### Work to be completed
Begin at the first line of the data and copy each line through the one containing "const xTicksB = [12, 24, 36, 48];", that line included, with no pictures.

### Dataset section
------------------------------------------------

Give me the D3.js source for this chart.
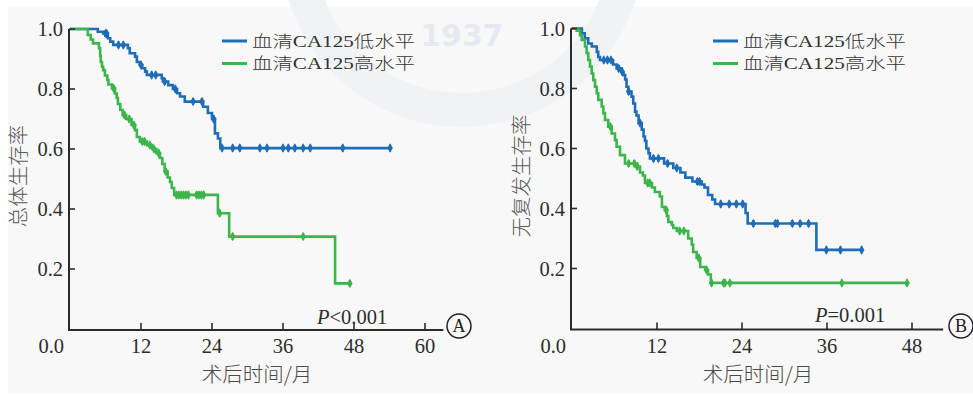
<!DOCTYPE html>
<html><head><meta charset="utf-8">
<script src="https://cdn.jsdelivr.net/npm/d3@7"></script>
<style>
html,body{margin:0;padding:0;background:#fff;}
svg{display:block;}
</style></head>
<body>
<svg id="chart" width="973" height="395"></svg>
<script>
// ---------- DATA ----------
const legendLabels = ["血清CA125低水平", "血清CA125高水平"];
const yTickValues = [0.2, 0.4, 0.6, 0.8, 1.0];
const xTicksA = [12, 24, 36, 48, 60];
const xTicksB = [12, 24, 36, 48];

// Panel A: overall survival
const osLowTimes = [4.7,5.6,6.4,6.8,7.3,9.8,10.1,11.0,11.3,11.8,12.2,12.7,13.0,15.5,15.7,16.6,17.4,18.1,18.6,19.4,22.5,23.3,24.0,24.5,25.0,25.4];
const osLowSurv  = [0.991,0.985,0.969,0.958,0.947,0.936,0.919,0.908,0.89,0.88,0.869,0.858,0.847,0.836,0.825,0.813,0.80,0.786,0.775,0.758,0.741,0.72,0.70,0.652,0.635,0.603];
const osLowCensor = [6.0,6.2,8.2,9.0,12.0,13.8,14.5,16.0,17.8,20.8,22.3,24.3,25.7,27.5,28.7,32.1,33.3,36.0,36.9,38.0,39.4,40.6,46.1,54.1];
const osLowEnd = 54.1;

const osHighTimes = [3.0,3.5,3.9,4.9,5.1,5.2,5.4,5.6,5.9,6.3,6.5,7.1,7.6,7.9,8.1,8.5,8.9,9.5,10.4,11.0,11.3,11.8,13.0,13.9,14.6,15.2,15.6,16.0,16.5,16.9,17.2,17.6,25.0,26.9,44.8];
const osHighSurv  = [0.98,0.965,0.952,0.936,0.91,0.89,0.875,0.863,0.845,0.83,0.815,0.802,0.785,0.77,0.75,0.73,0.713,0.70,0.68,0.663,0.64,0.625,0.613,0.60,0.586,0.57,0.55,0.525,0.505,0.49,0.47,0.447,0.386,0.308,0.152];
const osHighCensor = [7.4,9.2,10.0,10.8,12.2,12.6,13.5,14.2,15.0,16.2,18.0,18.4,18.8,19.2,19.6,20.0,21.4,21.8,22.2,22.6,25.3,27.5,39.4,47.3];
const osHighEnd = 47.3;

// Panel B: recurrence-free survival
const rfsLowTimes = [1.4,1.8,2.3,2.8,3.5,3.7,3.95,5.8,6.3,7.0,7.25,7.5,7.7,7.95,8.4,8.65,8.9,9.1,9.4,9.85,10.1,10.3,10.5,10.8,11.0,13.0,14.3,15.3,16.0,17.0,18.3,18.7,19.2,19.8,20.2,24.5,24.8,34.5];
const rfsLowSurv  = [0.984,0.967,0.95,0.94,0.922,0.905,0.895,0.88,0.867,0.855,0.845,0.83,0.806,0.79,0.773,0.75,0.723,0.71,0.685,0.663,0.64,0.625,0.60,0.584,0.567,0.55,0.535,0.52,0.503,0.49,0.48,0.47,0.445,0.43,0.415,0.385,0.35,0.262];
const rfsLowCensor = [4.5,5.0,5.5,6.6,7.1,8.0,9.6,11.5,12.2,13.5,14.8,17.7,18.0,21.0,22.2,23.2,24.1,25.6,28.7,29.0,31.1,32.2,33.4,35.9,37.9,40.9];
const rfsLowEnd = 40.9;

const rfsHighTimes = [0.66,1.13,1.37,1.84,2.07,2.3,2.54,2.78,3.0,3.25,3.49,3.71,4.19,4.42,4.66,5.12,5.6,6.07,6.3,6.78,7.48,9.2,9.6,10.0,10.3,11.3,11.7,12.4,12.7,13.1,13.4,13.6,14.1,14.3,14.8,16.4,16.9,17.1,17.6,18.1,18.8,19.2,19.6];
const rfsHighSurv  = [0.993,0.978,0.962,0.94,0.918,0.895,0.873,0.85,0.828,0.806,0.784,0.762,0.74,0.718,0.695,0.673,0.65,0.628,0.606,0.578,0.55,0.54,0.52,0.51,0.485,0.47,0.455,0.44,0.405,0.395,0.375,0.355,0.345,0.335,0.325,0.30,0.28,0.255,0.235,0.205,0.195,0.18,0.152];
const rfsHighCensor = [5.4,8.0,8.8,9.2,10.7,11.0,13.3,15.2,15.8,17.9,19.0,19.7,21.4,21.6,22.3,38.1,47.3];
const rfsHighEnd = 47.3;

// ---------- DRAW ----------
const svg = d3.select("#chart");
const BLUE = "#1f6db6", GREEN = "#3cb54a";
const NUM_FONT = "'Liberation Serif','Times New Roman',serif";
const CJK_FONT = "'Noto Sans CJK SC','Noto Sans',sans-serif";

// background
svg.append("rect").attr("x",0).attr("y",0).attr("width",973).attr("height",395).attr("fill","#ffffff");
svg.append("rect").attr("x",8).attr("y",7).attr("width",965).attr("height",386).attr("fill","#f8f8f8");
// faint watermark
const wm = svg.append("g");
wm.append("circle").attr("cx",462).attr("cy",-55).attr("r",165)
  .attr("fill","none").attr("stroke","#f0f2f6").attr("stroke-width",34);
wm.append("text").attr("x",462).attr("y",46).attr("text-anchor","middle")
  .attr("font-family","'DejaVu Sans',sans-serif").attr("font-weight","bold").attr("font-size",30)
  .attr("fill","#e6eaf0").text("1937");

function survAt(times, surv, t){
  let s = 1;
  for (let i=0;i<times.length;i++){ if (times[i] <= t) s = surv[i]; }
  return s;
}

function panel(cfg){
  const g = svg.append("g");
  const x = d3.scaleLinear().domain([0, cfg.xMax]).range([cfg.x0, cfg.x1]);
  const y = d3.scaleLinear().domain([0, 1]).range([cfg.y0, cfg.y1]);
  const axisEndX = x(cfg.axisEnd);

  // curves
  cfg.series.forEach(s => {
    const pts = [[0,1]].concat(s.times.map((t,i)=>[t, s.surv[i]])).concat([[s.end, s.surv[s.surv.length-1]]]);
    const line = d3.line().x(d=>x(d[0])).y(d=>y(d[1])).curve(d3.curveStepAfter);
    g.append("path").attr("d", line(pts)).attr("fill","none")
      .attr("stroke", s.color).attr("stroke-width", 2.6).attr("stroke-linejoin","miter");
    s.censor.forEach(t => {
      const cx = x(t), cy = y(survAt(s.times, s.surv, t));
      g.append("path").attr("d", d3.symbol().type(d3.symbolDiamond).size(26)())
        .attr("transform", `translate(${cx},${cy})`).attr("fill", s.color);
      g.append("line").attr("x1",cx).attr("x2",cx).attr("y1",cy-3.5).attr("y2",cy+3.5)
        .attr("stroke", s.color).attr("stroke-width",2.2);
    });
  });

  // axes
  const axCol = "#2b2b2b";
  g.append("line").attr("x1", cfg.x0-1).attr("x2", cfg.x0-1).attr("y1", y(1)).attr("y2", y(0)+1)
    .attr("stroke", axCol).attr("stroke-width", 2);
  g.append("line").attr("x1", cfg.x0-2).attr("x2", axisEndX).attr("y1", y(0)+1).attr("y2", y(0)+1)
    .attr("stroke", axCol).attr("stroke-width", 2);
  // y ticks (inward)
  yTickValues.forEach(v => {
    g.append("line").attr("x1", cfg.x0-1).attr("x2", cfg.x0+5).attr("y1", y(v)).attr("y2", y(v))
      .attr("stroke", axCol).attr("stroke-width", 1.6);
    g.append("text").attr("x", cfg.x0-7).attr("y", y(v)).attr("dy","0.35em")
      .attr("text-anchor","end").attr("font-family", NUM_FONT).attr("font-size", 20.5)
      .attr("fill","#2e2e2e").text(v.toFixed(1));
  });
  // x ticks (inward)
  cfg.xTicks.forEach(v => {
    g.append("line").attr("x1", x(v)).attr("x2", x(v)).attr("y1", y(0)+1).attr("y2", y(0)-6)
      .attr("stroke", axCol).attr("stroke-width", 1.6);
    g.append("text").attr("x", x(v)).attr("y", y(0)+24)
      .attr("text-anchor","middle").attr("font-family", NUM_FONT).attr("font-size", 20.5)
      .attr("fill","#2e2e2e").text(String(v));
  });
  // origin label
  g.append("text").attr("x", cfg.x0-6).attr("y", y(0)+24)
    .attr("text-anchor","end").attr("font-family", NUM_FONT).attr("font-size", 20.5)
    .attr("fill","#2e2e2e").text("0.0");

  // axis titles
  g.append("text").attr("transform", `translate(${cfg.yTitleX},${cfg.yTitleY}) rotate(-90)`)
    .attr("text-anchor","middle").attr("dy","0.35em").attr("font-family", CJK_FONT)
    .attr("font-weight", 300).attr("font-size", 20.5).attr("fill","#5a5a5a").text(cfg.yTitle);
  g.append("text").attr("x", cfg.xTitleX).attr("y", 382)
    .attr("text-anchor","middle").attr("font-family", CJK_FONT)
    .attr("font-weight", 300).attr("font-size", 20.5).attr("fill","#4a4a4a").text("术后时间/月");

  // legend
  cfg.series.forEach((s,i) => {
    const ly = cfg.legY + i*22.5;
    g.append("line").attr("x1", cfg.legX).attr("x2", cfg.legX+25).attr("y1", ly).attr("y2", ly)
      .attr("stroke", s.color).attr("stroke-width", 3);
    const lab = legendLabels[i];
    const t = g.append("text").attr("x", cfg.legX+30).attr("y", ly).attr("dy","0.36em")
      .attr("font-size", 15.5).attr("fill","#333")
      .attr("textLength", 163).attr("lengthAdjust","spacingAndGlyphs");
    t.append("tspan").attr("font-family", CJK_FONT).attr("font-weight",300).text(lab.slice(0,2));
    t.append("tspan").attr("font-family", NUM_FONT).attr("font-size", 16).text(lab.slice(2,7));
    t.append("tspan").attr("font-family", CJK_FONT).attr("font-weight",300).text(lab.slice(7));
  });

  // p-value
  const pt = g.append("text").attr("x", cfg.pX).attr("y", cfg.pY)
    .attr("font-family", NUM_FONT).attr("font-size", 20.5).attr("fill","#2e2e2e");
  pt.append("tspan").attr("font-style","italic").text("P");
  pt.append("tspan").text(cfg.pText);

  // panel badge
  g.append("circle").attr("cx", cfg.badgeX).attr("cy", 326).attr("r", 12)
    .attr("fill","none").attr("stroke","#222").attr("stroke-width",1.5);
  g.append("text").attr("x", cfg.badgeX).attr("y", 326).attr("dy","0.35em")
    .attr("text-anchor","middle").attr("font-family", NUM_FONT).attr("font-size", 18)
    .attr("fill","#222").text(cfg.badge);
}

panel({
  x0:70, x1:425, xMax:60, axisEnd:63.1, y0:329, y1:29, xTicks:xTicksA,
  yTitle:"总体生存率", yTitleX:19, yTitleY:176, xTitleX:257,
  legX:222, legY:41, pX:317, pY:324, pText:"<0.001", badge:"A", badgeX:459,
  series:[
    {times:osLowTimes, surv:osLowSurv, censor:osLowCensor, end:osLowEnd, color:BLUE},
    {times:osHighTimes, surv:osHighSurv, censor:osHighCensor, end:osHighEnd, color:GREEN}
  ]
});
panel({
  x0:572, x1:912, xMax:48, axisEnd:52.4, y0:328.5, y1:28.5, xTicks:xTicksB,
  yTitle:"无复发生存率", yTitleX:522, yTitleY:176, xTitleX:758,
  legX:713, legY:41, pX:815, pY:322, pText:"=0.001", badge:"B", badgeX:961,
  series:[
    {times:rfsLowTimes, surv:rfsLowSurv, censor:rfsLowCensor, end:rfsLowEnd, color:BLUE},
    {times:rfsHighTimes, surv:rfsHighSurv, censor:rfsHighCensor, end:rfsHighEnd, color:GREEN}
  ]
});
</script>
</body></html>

------------------------------------------------

### The answer
Give me the D3.js source for this chart.
<!DOCTYPE html>
<html><head><meta charset="utf-8">
<script src="https://cdn.jsdelivr.net/npm/d3@7"></script>
<style>
html,body{margin:0;padding:0;background:#fff;}
svg{display:block;}
</style></head>
<body>
<svg id="chart" width="973" height="395"></svg>
<script>
// ---------- DATA ----------
const legendLabels = ["血清CA125低水平", "血清CA125高水平"];
const yTickValues = [0.2, 0.4, 0.6, 0.8, 1.0];
const xTicksA = [12, 24, 36, 48, 60];
const xTicksB = [12, 24, 36, 48];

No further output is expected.